- SUPPLIED DATA:
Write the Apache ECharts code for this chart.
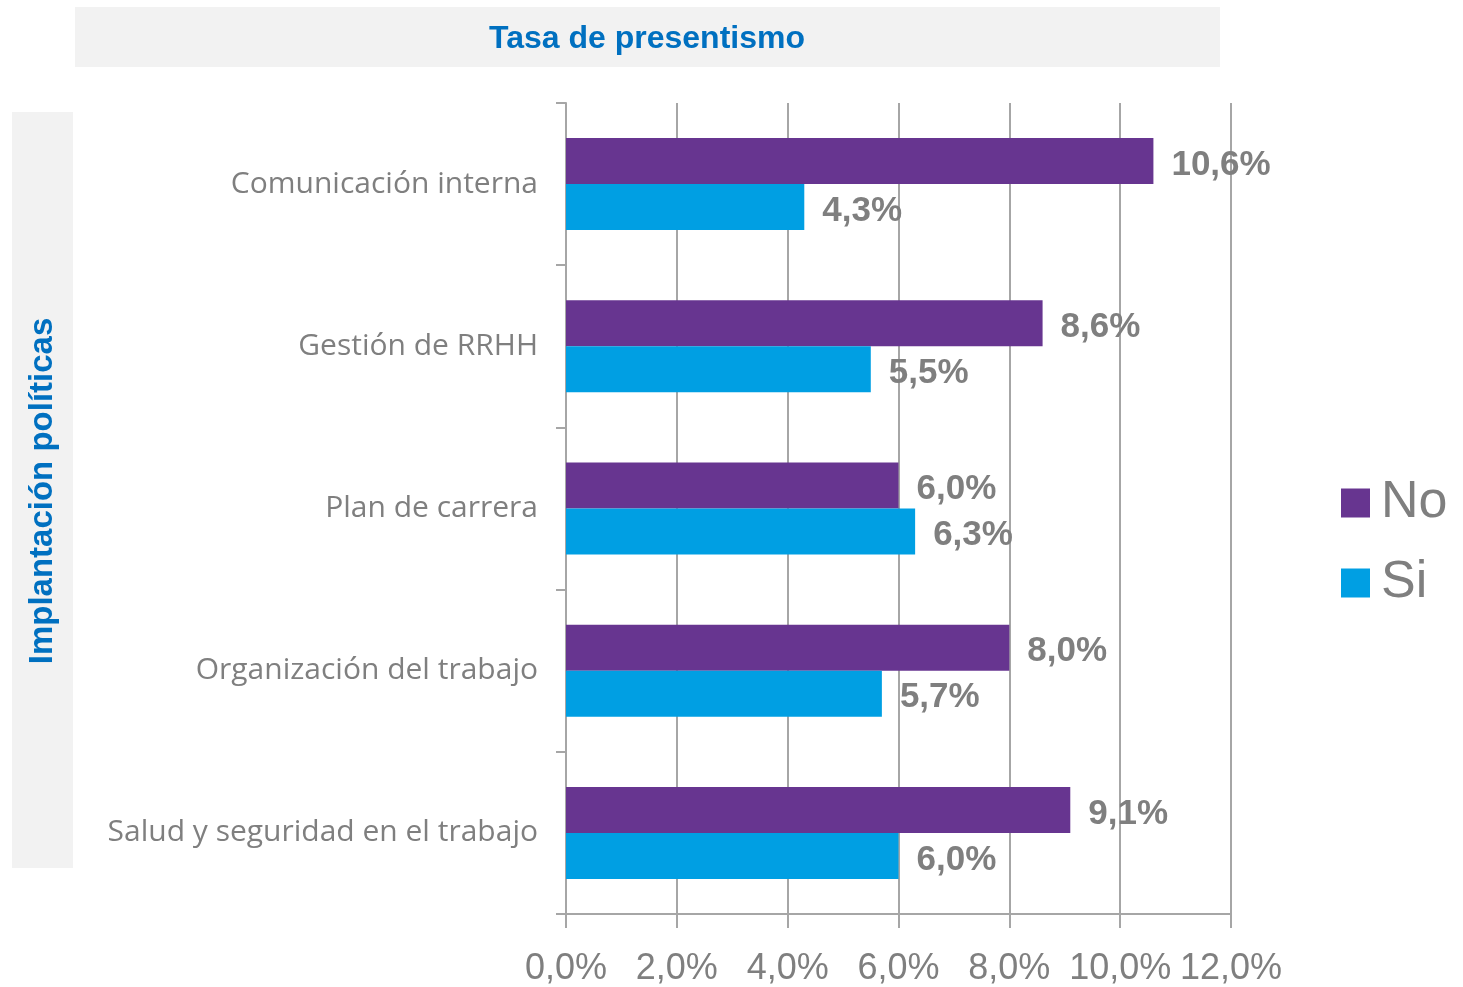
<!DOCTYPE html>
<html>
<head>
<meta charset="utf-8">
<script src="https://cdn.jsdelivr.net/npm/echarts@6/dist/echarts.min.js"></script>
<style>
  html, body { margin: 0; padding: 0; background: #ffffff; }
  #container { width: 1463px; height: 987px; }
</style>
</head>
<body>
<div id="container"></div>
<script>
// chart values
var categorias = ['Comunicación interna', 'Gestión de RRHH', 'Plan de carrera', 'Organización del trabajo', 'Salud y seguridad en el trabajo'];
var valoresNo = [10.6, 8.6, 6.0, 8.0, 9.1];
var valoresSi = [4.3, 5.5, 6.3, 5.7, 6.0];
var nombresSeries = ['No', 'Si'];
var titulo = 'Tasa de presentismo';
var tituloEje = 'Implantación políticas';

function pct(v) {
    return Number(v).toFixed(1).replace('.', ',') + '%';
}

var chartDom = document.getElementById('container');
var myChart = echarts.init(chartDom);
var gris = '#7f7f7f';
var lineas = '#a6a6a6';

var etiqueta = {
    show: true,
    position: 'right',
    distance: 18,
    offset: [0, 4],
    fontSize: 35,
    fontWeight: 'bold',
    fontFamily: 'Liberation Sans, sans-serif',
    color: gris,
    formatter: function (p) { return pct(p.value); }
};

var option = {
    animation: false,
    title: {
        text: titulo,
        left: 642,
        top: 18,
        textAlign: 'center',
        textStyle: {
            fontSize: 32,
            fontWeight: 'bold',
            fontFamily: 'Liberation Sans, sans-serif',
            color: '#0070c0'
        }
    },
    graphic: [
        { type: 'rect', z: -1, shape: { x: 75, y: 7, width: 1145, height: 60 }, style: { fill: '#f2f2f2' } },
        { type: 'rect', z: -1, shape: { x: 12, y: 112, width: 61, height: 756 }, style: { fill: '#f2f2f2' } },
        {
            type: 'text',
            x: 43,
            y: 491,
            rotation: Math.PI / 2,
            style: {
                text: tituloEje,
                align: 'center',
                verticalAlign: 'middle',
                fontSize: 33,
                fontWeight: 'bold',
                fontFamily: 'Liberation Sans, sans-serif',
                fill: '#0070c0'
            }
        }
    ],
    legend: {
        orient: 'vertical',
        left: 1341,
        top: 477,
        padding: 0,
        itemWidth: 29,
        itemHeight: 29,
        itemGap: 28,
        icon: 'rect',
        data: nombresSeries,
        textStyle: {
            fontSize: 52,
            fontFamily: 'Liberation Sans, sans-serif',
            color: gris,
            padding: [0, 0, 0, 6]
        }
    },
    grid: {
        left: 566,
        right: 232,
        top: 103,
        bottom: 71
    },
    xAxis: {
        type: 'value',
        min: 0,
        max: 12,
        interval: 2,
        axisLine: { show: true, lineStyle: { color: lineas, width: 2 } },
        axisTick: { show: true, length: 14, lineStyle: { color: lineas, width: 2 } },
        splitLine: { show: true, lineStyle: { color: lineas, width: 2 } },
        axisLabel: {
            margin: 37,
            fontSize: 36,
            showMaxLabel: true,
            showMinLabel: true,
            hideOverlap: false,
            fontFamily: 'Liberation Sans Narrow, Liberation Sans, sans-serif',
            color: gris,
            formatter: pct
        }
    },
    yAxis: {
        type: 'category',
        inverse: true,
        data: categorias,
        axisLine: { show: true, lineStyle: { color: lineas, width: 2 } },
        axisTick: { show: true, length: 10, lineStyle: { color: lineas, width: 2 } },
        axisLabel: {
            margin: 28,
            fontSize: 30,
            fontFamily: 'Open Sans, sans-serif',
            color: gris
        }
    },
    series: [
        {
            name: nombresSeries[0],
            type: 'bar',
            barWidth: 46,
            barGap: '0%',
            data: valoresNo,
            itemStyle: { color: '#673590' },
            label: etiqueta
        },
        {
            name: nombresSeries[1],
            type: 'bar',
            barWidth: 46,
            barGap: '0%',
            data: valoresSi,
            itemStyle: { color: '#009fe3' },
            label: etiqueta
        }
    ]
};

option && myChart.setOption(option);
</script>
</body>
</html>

- WHAT TO PRODUCE: Copy the material exactly. Do not include the pictures.

- RESULT FOR THIS EXERCISE:
Write the Apache ECharts code for this chart.
<!DOCTYPE html>
<html>
<head>
<meta charset="utf-8">
<script src="https://cdn.jsdelivr.net/npm/echarts@6/dist/echarts.min.js"></script>
<style>
  html, body { margin: 0; padding: 0; background: #ffffff; }
  #container { width: 1463px; height: 987px; }
</style>
</head>
<body>
<div id="container"></div>
<script>
// chart values
var categorias = ['Comunicación interna', 'Gestión de RRHH', 'Plan de carrera', 'Organización del trabajo', 'Salud y seguridad en el trabajo'];
var valoresNo = [10.6, 8.6, 6.0, 8.0, 9.1];
var valoresSi = [4.3, 5.5, 6.3, 5.7, 6.0];
var nombresSeries = ['No', 'Si'];
var titulo = 'Tasa de presentismo';
var tituloEje = 'Implantación políticas';

function pct(v) {
    return Number(v).toFixed(1).replace('.', ',') + '%';
}

var chartDom = document.getElementById('container');
var myChart = echarts.init(chartDom);
var gris = '#7f7f7f';
var lineas = '#a6a6a6';

var etiqueta = {
    show: true,
    position: 'right',
    distance: 18,
    offset: [0, 4],
    fontSize: 35,
    fontWeight: 'bold',
    fontFamily: 'Liberation Sans, sans-serif',
    color: gris,
    formatter: function (p) { return pct(p.value); }
};

var option = {
    animation: false,
    title: {
        text: titulo,
        left: 642,
        top: 18,
        textAlign: 'center',
        textStyle: {
            fontSize: 32,
            fontWeight: 'bold',
            fontFamily: 'Liberation Sans, sans-serif',
            color: '#0070c0'
        }
    },
    graphic: [
        { type: 'rect', z: -1, shape: { x: 75, y: 7, width: 1145, height: 60 }, style: { fill: '#f2f2f2' } },
        { type: 'rect', z: -1, shape: { x: 12, y: 112, width: 61, height: 756 }, style: { fill: '#f2f2f2' } },
        {
            type: 'text',
            x: 43,
            y: 491,
            rotation: Math.PI / 2,
            style: {
                text: tituloEje,
                align: 'center',
                verticalAlign: 'middle',
                fontSize: 33,
                fontWeight: 'bold',
                fontFamily: 'Liberation Sans, sans-serif',
                fill: '#0070c0'
            }
        }
    ],
    legend: {
        orient: 'vertical',
        left: 1341,
        top: 477,
        padding: 0,
        itemWidth: 29,
        itemHeight: 29,
        itemGap: 28,
        icon: 'rect',
        data: nombresSeries,
        textStyle: {
            fontSize: 52,
            fontFamily: 'Liberation Sans, sans-serif',
            color: gris,
            padding: [0, 0, 0, 6]
        }
    },
    grid: {
        left: 566,
        right: 232,
        top: 103,
        bottom: 71
    },
    xAxis: {
        type: 'value',
        min: 0,
        max: 12,
        interval: 2,
        axisLine: { show: true, lineStyle: { color: lineas, width: 2 } },
        axisTick: { show: true, length: 14, lineStyle: { color: lineas, width: 2 } },
        splitLine: { show: true, lineStyle: { color: lineas, width: 2 } },
        axisLabel: {
            margin: 37,
            fontSize: 36,
            showMaxLabel: true,
            showMinLabel: true,
            hideOverlap: false,
            fontFamily: 'Liberation Sans Narrow, Liberation Sans, sans-serif',
            color: gris,
            formatter: pct
        }
    },
    yAxis: {
        type: 'category',
        inverse: true,
        data: categorias,
        axisLine: { show: true, lineStyle: { color: lineas, width: 2 } },
        axisTick: { show: true, length: 10, lineStyle: { color: lineas, width: 2 } },
        axisLabel: {
            margin: 28,
            fontSize: 30,
            fontFamily: 'Open Sans, sans-serif',
            color: gris
        }
    },
    series: [
        {
            name: nombresSeries[0],
            type: 'bar',
            barWidth: 46,
            barGap: '0%',
            data: valoresNo,
            itemStyle: { color: '#673590' },
            label: etiqueta
        },
        {
            name: nombresSeries[1],
            type: 'bar',
            barWidth: 46,
            barGap: '0%',
            data: valoresSi,
            itemStyle: { color: '#009fe3' },
            label: etiqueta
        }
    ]
};

option && myChart.setOption(option);
</script>
</body>
</html>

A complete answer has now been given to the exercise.